Objective: Discover N number of themes in a collection of user reviews and then link each independent review back to the discovered themes.
Data: I have a decent size corpus that includes a collection of reviews, the human-derived themes based on the reviews, and which themes each review is associated too. Reviews are mostly associated to a single theme and no more than five themes. As for themes, there are at most 20 per set of reviews.
Where I’m at now:
I’m looking for recommendations on 1) how to structure the datasets for ML and 2) candidate model architectures that might prove helpful.
I was thinking a seq2seq model might be a good place to start but I’m not sure how the X, y pairs should be created in order to discover multiple themes.
Given X observations divide them into Y groups. Sounds to me like clustering. Not sure whether that works for text data.
Based on the data a multi-class classifier with the themes being the classes? Custom head on the NLP model that we worked with?
The themes will vary by set of reviews and vary year-over-year, and so I don’t think I’ll be able to set them up as labels for classification. They will need to be discovered if possible.
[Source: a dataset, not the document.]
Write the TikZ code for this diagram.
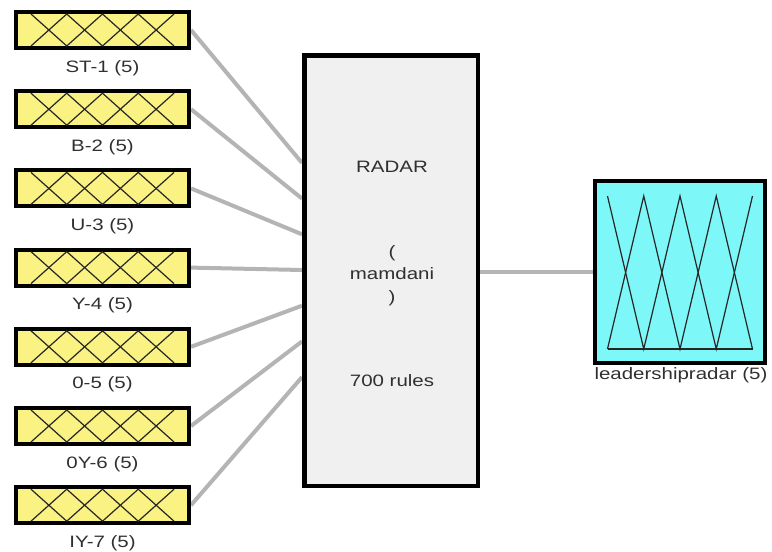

And as I mentioned above, I do have training data in the form of reviews, themes, and what reviews are associated to what themes.
Wondering if a good approach might be grabbing the hidden state representations of each review, and then applying LDA/PCA to discover various clusters. From that, perhaps a model can be trained to summarize all the reviews in a given cluster … that would be the “theme”.
I dunno. Just talking out loud at this point.